| BRIEF |
In the material below, please retype the lines from the very first through the one with "939, 1021, 1048];", exactly and without pictures.

○ ○ ○ ○

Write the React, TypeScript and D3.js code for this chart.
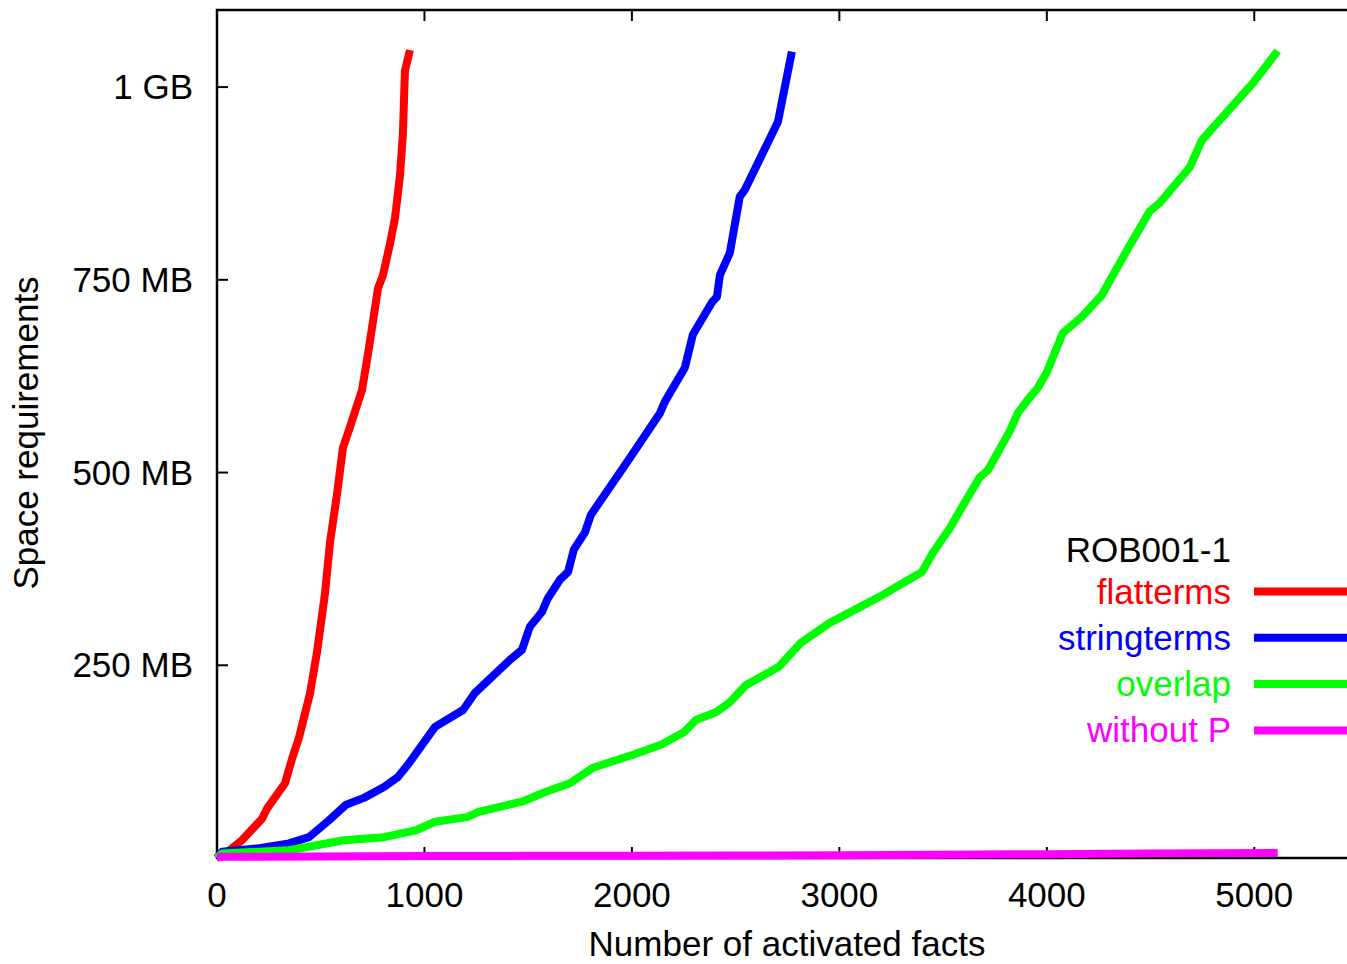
import React, { useEffect, useRef } from 'react';
import * as d3 from 'd3';

// number of activated facts / space in MB
const flattermsX = [0, 29, 120, 217, 241, 328, 361, 395, 448, 482, 520, 545, 578, 607, 641, 699, 728, 776, 800, 834, 858, 882, 896, 906, 930];
const flattermsY = [0, 3, 23, 51, 64, 97, 128, 156, 213, 267, 342, 410, 471, 532, 559, 607, 654, 739, 756, 797, 830, 885, 939, 1021, 1048];

const stringtermsX = [0, 24, 212, 347, 443, 540, 622, 708, 805, 872, 920, 1051, 1186, 1243, 1412, 1470, 1508, 1566, 1595, 1653, 1692, 1720, 1773, 1802, 1990, 2135, 2159, 2255, 2294, 2386, 2410, 2424, 2472, 2520, 2545, 2704, 2771];
const stringtermsY = [0, 8, 13, 19, 27, 49, 69, 78, 92, 105, 121, 170, 192, 214, 257, 270, 300, 319, 337, 361, 371, 400, 422, 445, 519, 577, 592, 636, 679, 721, 728, 756, 785, 858, 867, 955, 1046];

const overlapX = [0, 24, 347, 612, 805, 959, 1051, 1205, 1263, 1470, 1586, 1701, 1812, 2005, 2140, 2251, 2308, 2405, 2472, 2549, 2708, 2814, 2954, 3195, 3398, 3451, 3533, 3595, 3677, 3716, 3822, 3860, 3904, 3957, 4000, 4077, 4169, 4265, 4304, 4390, 4496, 4545, 4689, 4747, 4786, 4993, 5113];
const overlapY = [0, 6, 10, 23, 27, 36, 47, 53, 60, 73, 86, 97, 117, 134, 147, 163, 179, 189, 202, 224, 248, 279, 305, 339, 371, 396, 428, 457, 494, 503, 554, 577, 593, 610, 630, 681, 702, 730, 749, 790, 839, 850, 896, 931, 943, 1005, 1047];

const withoutPX = [0, 500, 1000, 1500, 2000, 2500, 3000, 3500, 4000, 4500, 5113];
const withoutPY = [1.5, 2, 2.5, 2.8, 3, 3.3, 3.6, 4.2, 5, 6, 6.5];

const xTicks = [0, 1000, 2000, 3000, 4000, 5000];
const yTicks = [250, 500, 750, 1000];
const yTickLabels = ['250 MB', '500 MB', '750 MB', '1 GB'];

const series = [
  { name: 'flatterms', color: '#ff0000', xs: flattermsX, ys: flattermsY },
  { name: 'stringterms', color: '#0000ff', xs: stringtermsX, ys: stringtermsY },
  { name: 'overlap', color: '#00ff00', xs: overlapX, ys: overlapY },
  { name: 'without P', color: '#ff00ff', xs: withoutPX, ys: withoutPY },
];

const W = 1347;
const H = 964;
const FONT = '"Liberation Sans", Arial, sans-serif';

const App = () => {
  const ref = useRef<SVGSVGElement | null>(null);

  useEffect(() => {
    if (!ref.current) return;
    const svg = d3.select(ref.current);
    svg.selectAll('*').remove();

    const left = 217, right = 1358, top = 10, bottom = 858;
    const x = d3.scaleLinear().domain([0, 5500]).range([left, right]);
    const y = d3.scaleLinear().domain([0, 1100]).range([bottom, top]);
    const tickLen = 11;

    const g = svg.append('g');

    // frame
    g.append('rect')
      .attr('x', left).attr('y', top)
      .attr('width', right - left).attr('height', bottom - top)
      .attr('fill', 'none').attr('stroke', '#000').attr('stroke-width', 2.5);

    // ticks, bottom + mirrored top
    xTicks.forEach(t => {
      g.append('line').attr('x1', x(t)).attr('x2', x(t)).attr('y1', bottom).attr('y2', bottom - tickLen)
        .attr('stroke', '#000').attr('stroke-width', 2);
      g.append('line').attr('x1', x(t)).attr('x2', x(t)).attr('y1', top).attr('y2', top + tickLen)
        .attr('stroke', '#000').attr('stroke-width', 2);
      g.append('text')
        .attr('x', x(t)).attr('y', 907)
        .attr('text-anchor', 'middle')
        .style('font-family', FONT).style('font-size', '35px')
        .text(String(t));
    });

    yTicks.forEach((t, i) => {
      g.append('line').attr('x1', left).attr('x2', left + tickLen).attr('y1', y(t)).attr('y2', y(t))
        .attr('stroke', '#000').attr('stroke-width', 2);
      g.append('line').attr('x1', right).attr('x2', right - tickLen).attr('y1', y(t)).attr('y2', y(t))
        .attr('stroke', '#000').attr('stroke-width', 2);
      g.append('text')
        .attr('x', 193).attr('y', y(t) + 12)
        .attr('text-anchor', 'end')
        .style('font-family', FONT).style('font-size', '35px')
        .text(yTickLabels[i]);
    });

    // axis titles
    g.append('text')
      .attr('x', 787).attr('y', 956)
      .attr('text-anchor', 'middle')
      .style('font-family', FONT).style('font-size', '35px')
      .text('Number of activated facts');

    g.append('text')
      .attr('transform', 'translate(38,433) rotate(-90)')
      .attr('text-anchor', 'middle')
      .style('font-family', FONT).style('font-size', '35px')
      .text('Space requirements');

    // curves
    const line = d3.line<[number, number]>()
      .x(d => x(d[0]))
      .y(d => y(d[1]));

    series.forEach(s => {
      const pts = s.xs.map((v, i) => [v, s.ys[i]] as [number, number]);
      g.append('path')
        .attr('d', line(pts))
        .attr('fill', 'none')
        .attr('stroke', s.color)
        .attr('stroke-width', 8)
        .attr('stroke-linejoin', 'round')
        .attr('stroke-linecap', 'butt');
    });

    // legend
    g.append('text')
      .attr('x', 1231).attr('y', 562)
      .attr('text-anchor', 'end')
      .style('font-family', FONT).style('font-size', '35px')
      .text('ROB001-1');

    series.forEach((s, i) => {
      const ly = 591.5 + i * 46.3;
      g.append('text')
        .attr('x', 1231).attr('y', ly + 12)
        .attr('text-anchor', 'end')
        .attr('fill', s.color)
        .style('font-family', FONT).style('font-size', '35px')
        .text(s.name);
      g.append('line')
        .attr('x1', 1254).attr('x2', 1365)
        .attr('y1', ly).attr('y2', ly)
        .attr('stroke', s.color).attr('stroke-width', 8);
    });
  }, []);

  return (
    <svg
      ref={ref}
      width={W}
      height={H}
      style={{ position: 'absolute', left: 0, top: 0, background: '#fff' }}
    />
  );
};

export default App;
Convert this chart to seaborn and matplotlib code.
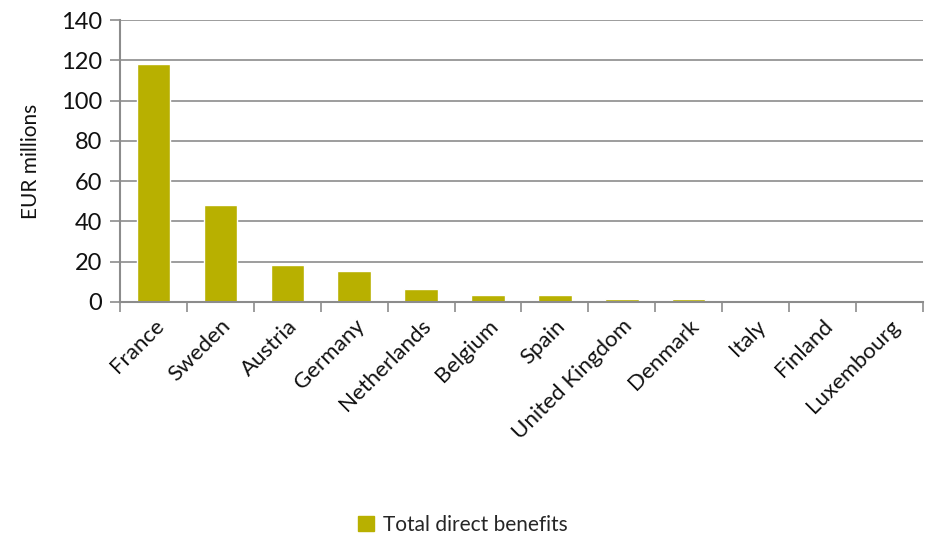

○ ○ ○ ○

| RESPONSE TO THIS EXERCISE |
Write the React, TypeScript and D3.js code for this chart.
import React, { useEffect, useRef } from 'react';
import * as d3 from 'd3';

// number of activated facts / space in MB
const flattermsX = [0, 29, 120, 217, 241, 328, 361, 395, 448, 482, 520, 545, 578, 607, 641, 699, 728, 776, 800, 834, 858, 882, 896, 906, 930];
const flattermsY = [0, 3, 23, 51, 64, 97, 128, 156, 213, 267, 342, 410, 471, 532, 559, 607, 654, 739, 756, 797, 830, 885, 939, 1021, 1048];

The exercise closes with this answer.